1. Think about the long-term effects of your actions: While Lewinsky’s 1998 scandal is one that happened over a decade ago, the downfall of her affair is still the number one thing associated with her name. From Beyonce lyrics, to Nicki Minaj and Jeezy songs, it’s clear that Lewinsky’s case is one that will never be detached from her name.

With the ability for information to have eternal life on the worldwide web, it’s best for professionals to be smart about the images they post, the online comments they make and even the private videos they record, because in today’s age of social media and iCloud, the fine line between public and private information is thinner than ever before. As Lewinsky mentioned in her speech, “It takes a lifetime to build a good reputation but you can lose it in a minute.”

2. Don’t become publicly separated from your truth: While disclosing the emotions felt during her public scandal, Lewinsky admitted to losing herself and becoming a public Monica that neither her family, friends, or even herself today recognized.

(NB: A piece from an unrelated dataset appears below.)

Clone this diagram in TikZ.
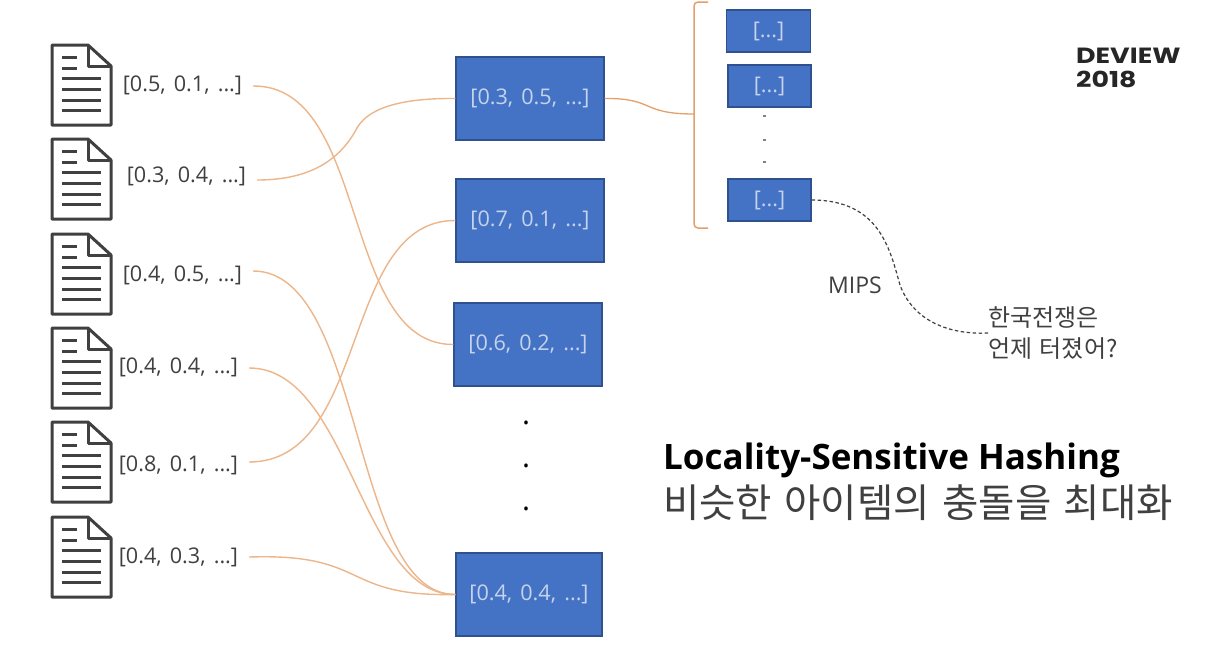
\documentclass[tikz,border=0pt]{standalone}
\usepackage{fontspec}
\setmainfont{Open Sans}
\newfontfamily\vecfont[WordSpace=1.45]{Open Sans}
\newfontfamily\krfont{Noto Sans CJK KR}
\newfontfamily\krwide[WordSpace=1.4]{Noto Sans CJK KR}
\newfontfamily\logofont[FakeStretch=1.22]{Poppins}
\definecolor{boxfill}{HTML}{4472C4}
\definecolor{boxline}{HTML}{2F528F}
\definecolor{boxtext}{HTML}{C5D3EC}
\definecolor{link}{HTML}{EDB68A}
\definecolor{brace}{HTML}{E3A06C}
\definecolor{ink}{HTML}{404040}
\tikzset{
  hash/.style={draw=boxline,line width=1.2pt,fill=boxfill,text=boxtext,font=\vecfont\fontsize{21.6}{21.6}\selectfont,minimum width=148pt,minimum height=83pt,inner sep=0pt},
  small/.style={draw=boxline,line width=1.2pt,fill=boxfill,text=boxtext,font=\vecfont\fontsize{21.6}{21.6}\selectfont,minimum width=84pt,minimum height=42pt,inner sep=0pt},
  vec/.style={text=ink,font=\vecfont\fontsize{21.6}{21.6}\selectfont,inner xsep=0pt,inner ysep=2pt,outer xsep=11pt,anchor=center},
  conn/.style={draw=link,line width=1.4pt},
  docline/.style={draw=ink,line width=3pt},
  pics/docicon/.style={code={
    \draw[draw=ink,line width=3pt,line join=round] (0,0) -- (36,0) -- (59,21) -- (59,80) -- (0,80) -- cycle;
    \draw[draw=ink,line width=3pt,line join=round] (36,0) -- (36,21) -- (59,21);
    \draw[docline] (10,12) -- (25,12);
    \draw[docline] (10,23) -- (25,23);
    \foreach \yy in {33,44,55,65} {\draw[docline] (10,\yy) -- (49,\yy);}
  }}
}
\begin{document}
\begin{tikzpicture}[x=1pt,y=-1pt]
\useasboundingbox (0,0) rectangle (1224,664);
\fill[white] (0,0) rectangle (1224,664);
\foreach \dy in {45,139,234,328,422,517} {\pic at (52,\dy) {docicon};}
\node[vec] (v1) at (182.5,85) {[0.5, 0.1, ...]};
\node[vec] (v2) at (186.5,176) {[0.3, 0.4, ...]};
\node[vec] (v3) at (182.5,275) {[0.4, 0.5, ...]};
\node[vec] (v4) at (178.5,367) {[0.4, 0.4, ...]};
\node[vec] (v5) at (178.5,465) {[0.8, 0.1, ...]};
\node[vec] (v6) at (178.5,557) {[0.4, 0.3, ...]};
\node[hash] (h1) at (530,98.5) {\raisebox{-2.5pt}{[0.3, 0.5, ...]}};
\node[hash] (h2) at (530,220.5) {\raisebox{-2.5pt}{[0.7, 0.1, ...]}};
\node[hash] (h3) at (528,344.5) {\raisebox{-2.5pt}{[0.6, 0.2, ...]}};
\node[hash,minimum width=146pt] (h4) at (529,594.5) {\raisebox{-2.5pt}{[0.4, 0.4, ...]}};
\node[small] (s1) at (768.5,31) {\raisebox{-2.5pt}{[...]}};
\node[small,minimum width=83pt] (s2) at (769.5,86) {\raisebox{-2.5pt}{[...]}};
\node[small,minimum width=83pt] (s3) at (769.5,200) {\raisebox{-2.5pt}{[...]}};
\coordinate (bt) at (708,2);
\coordinate (bb) at (708,228);
\coordinate (bm) at (694,114);
\draw[draw=brace,line width=1.5pt] (bt) -- (698,2) to[out=180,in=90] (694,6) -- (694,224) to[out=-90,in=180] (698,228) -- (bb);
\draw[conn] ([yshift=-1pt]v1.east) .. controls (370,85) and (340,345) .. (h3.west);
\draw[conn] ([yshift=-4pt]v2.east) .. controls (310,180) and (340,160) .. (357,128) .. controls (370,105) and (410,98) .. (h1.west);
\draw[conn] ([yshift=4pt]v3.east) .. controls (365,271) and (350,595) .. (h4.west);
\draw[conn] ([yshift=-1pt]v4.east) .. controls (350,368) and (360,595) .. (h4.west);
\draw[conn] ([yshift=3pt]v5.east) .. controls (370,462) and (340,220) .. (h2.west);
\draw[conn] (v6.east) .. controls (370,553) and (340,597) .. (h4.west);
\draw[draw=brace,line width=1.3pt] (h1.east) .. controls (655,98) and (640,114) .. (bm);
\node[text=black,font=\fontsize{30}{30}\selectfont,inner sep=0pt] (d1) at (526,423) {.};
\node[text=black,font=\fontsize{30}{30}\selectfont,inner sep=0pt] (d2) at (526,466) {.};
\node[text=black,font=\fontsize{30}{30}\selectfont,inner sep=0pt] (d3) at (526,509) {.};
\node[fill=gray,inner sep=0pt,minimum width=3pt,minimum height=1.2pt] (e1) at (764,116) {};
\node[fill=gray,inner sep=0pt,minimum width=3pt,minimum height=1.2pt] (e2) at (764,140) {};
\node[fill=gray,inner sep=0pt,minimum width=3pt,minimum height=1.2pt] (e3) at (764,162) {};
\node[text=ink,font=\fontsize{23}{23}\selectfont,inner sep=0pt] (mips) at (855,285) {MIPS};
\node[text=ink,font=\krfont\fontsize{24}{31}\selectfont,align=left,inner sep=0pt,anchor=west] (q) at (988,333) {한국전쟁은\\언제 터졌어?};
\draw[draw=ink,line width=1.2pt,dash pattern=on 3.5pt off 2.5pt] (s3.east) .. controls (880,200) and (890,250) .. (900,285) .. controls (912,318) and (945,335) .. (q.west);
\node[anchor=west,inner sep=0pt,text=black,font=\bfseries\fontsize{35}{35}\selectfont] (t1) at (663,460) {Locality-Sensitive Hashing};
\node[anchor=west,inner sep=0pt,text=ink,font=\krwide\fontsize{39.5}{39.5}\selectfont] (t2) at (663,503) {비슷한 아이템의 충돌을 최대화};
\node[anchor=west,inner sep=0pt,text=black!85,font=\logofont\bfseries\fontsize{22}{24}\selectfont,align=left] (logo) at (1076,68) {DEVIEW\\2018};
\end{tikzpicture}
\end{document}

“It’s part of who you are, socially and professionally,” said Lewinsky in regards to reputation. “It’s part of how you think about yourselves. It’s part of your personal and your public identity. Lose it, as you so easily can, and you lose an integral part of yourself.”

With the emergence of social media, mobile apps and cell phone features that are able to make private information public, it’s important to not get caught up in the publicity of your image. Thanks to Instagram likes, Facebook comments and Twitter reactions, we live in an age where we have seen first hand, whether through celebrities or peers, that it’s easy to succumb to the pressure of being someone you’re not just to please the public eye. Remember that your reputation is something that reflects both your personal and professional life, so be mindful of the actions you make even behind closed doors.

3. Take note of the lesson learned and recover your reputation: After years of silence, Lewinsky is now on a campaign to help other victims overcome what she calls the “shame game.” Using her past as a teaching tool to help others, Lewinsky’s speech showed that even if your reputation has been damaged publicly, there are lessons to be learned and ways to move forward.

“I want to put my suffering to good use and give purpose to my past,” Lewinsky told the crowd of millennials.